Technics has a pricey new music maker that lets audiophiles who treasure tube amps and floor-standing tower speakers keep the analog faith and still embrace the best of today’s digital media.
Seen, but not heard in Technics’ Venetian suite at CES last week, the Technics SL-G700 Network Super Audio CD Player is defined as “a multi-digital player that covers most of the digital audio media available today—from traditional CD/SACD to the latest high-res and popular streaming services—and plays them all back in the highest possible quality.”

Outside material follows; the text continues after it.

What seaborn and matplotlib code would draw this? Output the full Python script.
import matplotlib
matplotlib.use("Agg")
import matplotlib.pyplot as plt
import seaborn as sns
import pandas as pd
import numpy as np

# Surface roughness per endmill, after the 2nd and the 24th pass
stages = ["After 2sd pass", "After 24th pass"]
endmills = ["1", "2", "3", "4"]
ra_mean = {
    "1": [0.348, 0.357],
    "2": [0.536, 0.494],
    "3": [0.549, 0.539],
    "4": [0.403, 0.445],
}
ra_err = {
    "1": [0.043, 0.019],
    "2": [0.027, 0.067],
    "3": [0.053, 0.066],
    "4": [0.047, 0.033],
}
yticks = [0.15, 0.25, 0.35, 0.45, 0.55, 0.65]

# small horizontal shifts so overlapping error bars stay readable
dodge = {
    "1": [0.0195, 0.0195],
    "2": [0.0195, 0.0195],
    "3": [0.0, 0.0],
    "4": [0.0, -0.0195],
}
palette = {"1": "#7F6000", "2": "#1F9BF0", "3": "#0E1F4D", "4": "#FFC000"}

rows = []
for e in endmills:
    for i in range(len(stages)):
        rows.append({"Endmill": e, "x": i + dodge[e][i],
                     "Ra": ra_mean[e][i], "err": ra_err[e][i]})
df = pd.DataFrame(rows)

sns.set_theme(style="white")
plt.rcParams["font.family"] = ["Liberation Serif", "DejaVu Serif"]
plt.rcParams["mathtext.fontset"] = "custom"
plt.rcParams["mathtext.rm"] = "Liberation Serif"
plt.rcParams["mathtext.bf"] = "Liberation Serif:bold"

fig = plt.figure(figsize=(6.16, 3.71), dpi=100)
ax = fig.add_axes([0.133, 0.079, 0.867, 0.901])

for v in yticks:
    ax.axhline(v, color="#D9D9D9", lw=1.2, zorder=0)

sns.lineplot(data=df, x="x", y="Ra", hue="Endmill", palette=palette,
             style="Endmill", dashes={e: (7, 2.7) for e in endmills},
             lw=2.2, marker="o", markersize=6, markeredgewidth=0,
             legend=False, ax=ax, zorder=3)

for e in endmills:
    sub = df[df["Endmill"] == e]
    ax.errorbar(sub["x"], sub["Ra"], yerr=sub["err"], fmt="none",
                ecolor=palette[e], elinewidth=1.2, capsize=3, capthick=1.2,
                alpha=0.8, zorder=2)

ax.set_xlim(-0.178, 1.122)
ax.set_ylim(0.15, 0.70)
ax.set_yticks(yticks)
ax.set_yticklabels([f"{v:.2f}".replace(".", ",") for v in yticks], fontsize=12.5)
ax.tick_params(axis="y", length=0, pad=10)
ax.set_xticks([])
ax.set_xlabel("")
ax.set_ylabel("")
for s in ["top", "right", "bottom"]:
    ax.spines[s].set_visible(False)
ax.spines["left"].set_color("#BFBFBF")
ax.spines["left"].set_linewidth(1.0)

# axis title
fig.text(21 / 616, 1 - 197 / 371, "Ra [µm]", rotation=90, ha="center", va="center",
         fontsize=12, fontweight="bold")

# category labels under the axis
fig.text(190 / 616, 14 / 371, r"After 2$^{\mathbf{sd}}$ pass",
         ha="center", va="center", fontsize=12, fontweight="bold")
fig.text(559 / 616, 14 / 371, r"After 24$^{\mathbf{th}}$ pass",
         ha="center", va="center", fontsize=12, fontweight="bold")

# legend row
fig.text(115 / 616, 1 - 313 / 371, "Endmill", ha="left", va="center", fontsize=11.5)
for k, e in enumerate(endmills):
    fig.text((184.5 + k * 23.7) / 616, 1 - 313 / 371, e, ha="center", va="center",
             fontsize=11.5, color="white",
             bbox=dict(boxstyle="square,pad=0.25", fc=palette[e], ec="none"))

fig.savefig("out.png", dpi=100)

“Our audio engineers” (some on the job throughout the 20-year span when the Technics brand lay dormant, according to Technics’ business development manager Bill Voss) “were all thinking what to do, what was the reason to come back? What’s relevant, and what will other high-end audiophile companies eventually come up with? This product fits that mission perfectly.”
The goodies on the inside
The SL-G700 boasts “phenomenal build quality,” Voss said. “We’re on a mission to optimize the analog audio output for connected old-school gear.” He cited the SL-G700’s high-speed silent hybrid power supply, which has a discrete layout and meticulous tuning to realize a high signal-to-noise ratio, as well as the player’s isolated dual mono construction digital-to-analog circuitry, based on Asahi Kasei Microdevices AK4497 DACs.
A noise-isolating, battery-driven, ultra-low-jitter clock generator powers the digital audio signal processing, while a separate interference-eliminating D/A circuit is onboard just for headphone listening via a Class AA amplifier. Technics’ own processor—dubbed JENO (Jitter Elimination and Noise-shaping Optimization)—clicks on only when headphones are connected.

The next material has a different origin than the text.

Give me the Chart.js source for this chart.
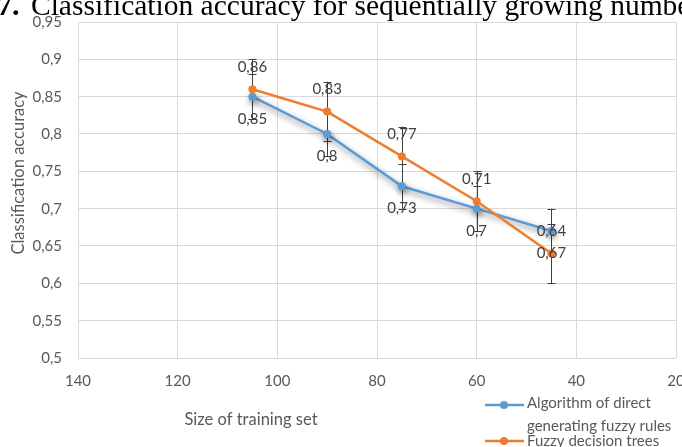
<!DOCTYPE html>
<html>
<head>
<meta charset="utf-8">
<script src="https://cdn.jsdelivr.net/npm/chart.js@4.4.1/dist/chart.umd.min.js"></script>
<style>
  html, body { margin: 0; padding: 0; background: #fff; overflow: hidden; }
  #wrap { position: relative; width: 682px; height: 447px; }
</style>
</head>
<body>
<div id="wrap"><canvas id="c" width="682" height="447"></canvas></div>
<script>
// Training set sizes (x) and accuracy of both methods
const trainingSizes = [105, 90, 75, 60, 45];
const directRules = [0.85, 0.80, 0.73, 0.70, 0.67];
const decisionTrees = [0.86, 0.83, 0.77, 0.71, 0.64];
// Error bar half-lengths
const directRulesErr = [0.03, 0.03, 0.03, 0.03, 0.03];
const decisionTreesErr = [0.04, 0.04, 0.04, 0.04, 0.04];
// Axis ticks
const xTicks = [140, 120, 100, 80, 60, 40, 20];
const yTicks = [0.5, 0.55, 0.6, 0.65, 0.7, 0.75, 0.8, 0.85, 0.9, 0.95];
// Series names (legend lines)
const directRulesName = ['Algorithm of direct', 'generating fuzzy rules'];
const decisionTreesName = ['Fuzzy decision trees'];
const captionNumber = '7.';
const captionText = 'Classification accuracy for sequentially growing number of training samples';
const xTitle = 'Size of training set';
const yTitle = 'Classification accuracy';

const BLUE = '#5B9BD5';
const ORANGE = '#ED7D31';
const GREY = '#595959';
const UI_FONT = 'Lato, "Open Sans", sans-serif';

const fmt = v => String(Number(v.toFixed(2))).replace('.', ',');

const errors = [directRulesErr, decisionTreesErr];

// Vertical error bars with caps, drawn under the lines
const errorBarPlugin = {
  id: 'errorBars',
  beforeDatasetsDraw(chart) {
    const { ctx, scales: { x, y } } = chart;
    ctx.save();
    ctx.strokeStyle = '#404040';
    ctx.lineWidth = 1;
    chart.data.datasets.forEach((ds, di) => {
      ds.data.forEach((p, i) => {
        const e = errors[di][i];
        const px = Math.round(x.getPixelForValue(p.x)) + 0.5;
        const y1 = y.getPixelForValue(p.y + e);
        const y2 = y.getPixelForValue(p.y - e);
        ctx.beginPath();
        ctx.moveTo(px, y1); ctx.lineTo(px, y2);
        ctx.moveTo(px - 4, Math.round(y1) + 0.5); ctx.lineTo(px + 4, Math.round(y1) + 0.5);
        ctx.moveTo(px - 4, Math.round(y2) + 0.5); ctx.lineTo(px + 4, Math.round(y2) + 0.5);
        ctx.stroke();
      });
    });
    ctx.restore();
  }
};

// Soft drop shadow under the blue series
const shadowPlugin = {
  id: 'lineShadow',
  beforeDatasetDraw(chart, args) {
    if (args.index !== 0) return;
    const ctx = chart.ctx;
    ctx.save();
    ctx.shadowColor = 'rgba(0,0,0,0.5)';
    ctx.shadowBlur = 6;
    ctx.shadowOffsetX = 1;
    ctx.shadowOffsetY = 3;
  },
  afterDatasetDraw(chart, args) {
    if (args.index !== 0) return;
    chart.ctx.restore();
  }
};

// Value labels: blue below each point, orange above
const valueLabelPlugin = {
  id: 'valueLabels',
  afterDatasetsDraw(chart) {
    const { ctx } = chart;
    ctx.save();
    ctx.font = '15px ' + UI_FONT;
    ctx.fillStyle = '#404040';
    ctx.textAlign = 'center';
    ctx.textBaseline = 'middle';
    chart.data.datasets.forEach((ds, di) => {
      const meta = chart.getDatasetMeta(di);
      meta.data.forEach((pt, i) => {
        const dy = di === 0 ? 22 : -22;
        ctx.fillText(fmt(ds.data[i].y), pt.x, pt.y + dy);
      });
    });
    ctx.restore();
  }
};

// Caption, axis titles and legend
const decorPlugin = {
  id: 'decor',
  afterDraw(chart) {
    const { ctx } = chart;
    ctx.save();
    // caption
    ctx.fillStyle = '#000';
    ctx.textBaseline = 'alphabetic';
    ctx.textAlign = 'left';
    ctx.font = 'bold 30px "Liberation Serif", serif';
    ctx.fillText(captionNumber, -3, 15);
    ctx.font = '29.5px "Liberation Serif", serif';
    ctx.fillText(captionText, 31, 15);

    // axis titles
    ctx.fillStyle = GREY;
    ctx.font = '16.5px ' + UI_FONT;
    ctx.textAlign = 'center';
    ctx.textBaseline = 'middle';
    ctx.fillText(xTitle, 251, 420);
    ctx.save();
    ctx.translate(19, 173);
    ctx.rotate(-Math.PI / 2);
    ctx.fillText(yTitle, 0, 0);
    ctx.restore();

    // legend
    const entries = [
      { color: BLUE, lineY: 405, lines: directRulesName, textY: [403, 426] },
      { color: ORANGE, lineY: 441, lines: decisionTreesName, textY: [441] }
    ];
    ctx.font = '15px ' + UI_FONT;
    ctx.textAlign = 'left';
    entries.forEach(en => {
      ctx.strokeStyle = en.color;
      ctx.lineWidth = 2.5;
      ctx.beginPath();
      ctx.moveTo(485, en.lineY); ctx.lineTo(524, en.lineY);
      ctx.stroke();
      ctx.fillStyle = en.color;
      ctx.beginPath();
      ctx.arc(504, en.lineY, 4, 0, Math.PI * 2);
      ctx.fill();
      ctx.fillStyle = GREY;
      en.lines.forEach((t, k) => ctx.fillText(t, 527, en.textY[k]));
    });
    ctx.restore();
  }
};

new Chart(document.getElementById('c'), {
  type: 'line',
  data: {
    datasets: [
      {
        label: directRulesName.join(' '),
        data: trainingSizes.map((x, i) => ({ x, y: directRules[i] })),
        borderColor: BLUE,
        backgroundColor: BLUE,
        borderWidth: 2.5,
        pointRadius: 4,
        pointBorderWidth: 0,
        pointBackgroundColor: BLUE,
        tension: 0,
        order: 1
      },
      {
        label: decisionTreesName.join(' '),
        data: trainingSizes.map((x, i) => ({ x, y: decisionTrees[i] })),
        borderColor: ORANGE,
        backgroundColor: ORANGE,
        borderWidth: 2.5,
        pointRadius: 4,
        pointBorderWidth: 0,
        pointBackgroundColor: ORANGE,
        tension: 0,
        order: 0
      }
    ]
  },
  options: {
    responsive: false,
    animation: false,
    devicePixelRatio: 1,
    layout: { padding: { top: 22, right: 6, left: 0, bottom: 0 } },
    plugins: { legend: { display: false }, tooltip: { enabled: false }, title: { display: false } },
    scales: {
      x: {
        type: 'linear',
        reverse: true,
        min: 20,
        max: 140,
        afterBuildTicks: s => { s.ticks = xTicks.map(v => ({ value: v })); },
        afterFit: s => { s.height = 89; s.paddingLeft = 0; s.paddingRight = 0; },
        grid: { color: '#d9d9d9', lineWidth: 1, drawTicks: false },
        border: { display: false },
        ticks: {
          padding: 14,
          color: GREY,
          font: { family: UI_FONT, size: 15 },
          maxRotation: 0,
          autoSkip: false,
          callback: v => String(v)
        }
      },
      y: {
        min: 0.5,
        max: 0.95,
        afterBuildTicks: s => { s.ticks = yTicks.map(v => ({ value: v })); },
        afterFit: s => { s.width = 78; s.paddingTop = 0; s.paddingBottom = 0; },
        grid: { color: '#d9d9d9', lineWidth: 1, drawTicks: false },
        border: { display: false },
        ticks: {
          padding: 16,
          color: GREY,
          font: { family: UI_FONT, size: 15 },
          autoSkip: false,
          callback: v => fmt(v)
        }
      }
    }
  },
  plugins: [errorBarPlugin, shadowPlugin, valueLabelPlugin, decorPlugin]
});
</script>
</body>
</html>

The networking side of the SL-G700 will pull in streaming audio from Tidal—including the “Masters” selections encoded in MQA format—in addition to Spotify, Deezer, and the thousands of free internet radio stations aggregated by the V-Tuner streaming service. More streaming services will likely be added before the player launches. All will be accessible within the Technics Audio Center app that Voss couldn’t show me “because it’s still under construction.”
The box makes wireless connections via Wi-Fi (dual-band 802.11ac), Bluetooth, Chromecast, and Apple Airplay 2. On the backside, your hard-wired connection options include both balanced (XLR) stereo outputs and variable-level RCA analog audio outputs. You’ll also get digital audio outputs (optical and coaxial), of course, but Technics also provides the same as inputs: “…good for things like connecting your old 300-disc CD changer and listening in a fresh way through this processor,” Voss said.
If you’re the type who buys downloadable music and stores it on a NAS box, Technics’ player will “find the files from the music server over DLNA on the Wi-Fi network, identify the music and play it,” Voss said. You’re not limited to Wi-Fi, of course, there’s a 100Mbps ethernet interface on the back panel as well.
Not Technics’ first rodeo
To be sure, Technics has fielded other network players and network-integrated amps (not to mention turntables) since Panasonic resurrected the brand in 2015. But this will be its first product to handle SACDs, which are encoded in Direct Stream Digital (DSD) format, in addition to Red Book Audio CDs. You might recall that Panasonic was one of the primary backers of DVD-Audio, which Voss believes was undone in part by its video-centric operating system. “You needed a TV monitor to operate the disc functions,” Voss said, “you couldn’t find the track you wanted without a screen, very frustrating.”
When the SL-G700 is in SACD/CD playback mode, all power supplies—except those for the circuit blocks necessary for disc playback—are shut off, improving the quality of the stereo-only sound output. Yes, you read that right. Technics has decided that high-end audio guys don’t give a hoot about the multi-channel mixes that come on many SACDs. “Two-channel high-res is all they want,” Voss said.
Technics is also touting its High-Res Remaster processing, which the company says will expand the bandwidth and bit depth of any source material. Music encoded in 44.1kHz/16-bit resolution—and even lossy tracks like MP3s—it says can be revved up to high-res 192kHz/32-bit resolution. Color us skeptical on that claim. We haven’t heard this player, but no one can create something from nothing. If the data isn’t in there in the first place, where exactly is it coming from?
That aside, we heard plenty to like about Technics’ new player. And by now, you’re probably wondering what it’s going to cost when it comes to market later this year. “$3,500 is our target,” said Voss. And if you want to pair it with its most logical soul mate—the aesthetically matched Grand Class SU-G700 integrated stereo amplifier that came out in 2017—be prepared to toss another $2,500 on the counter.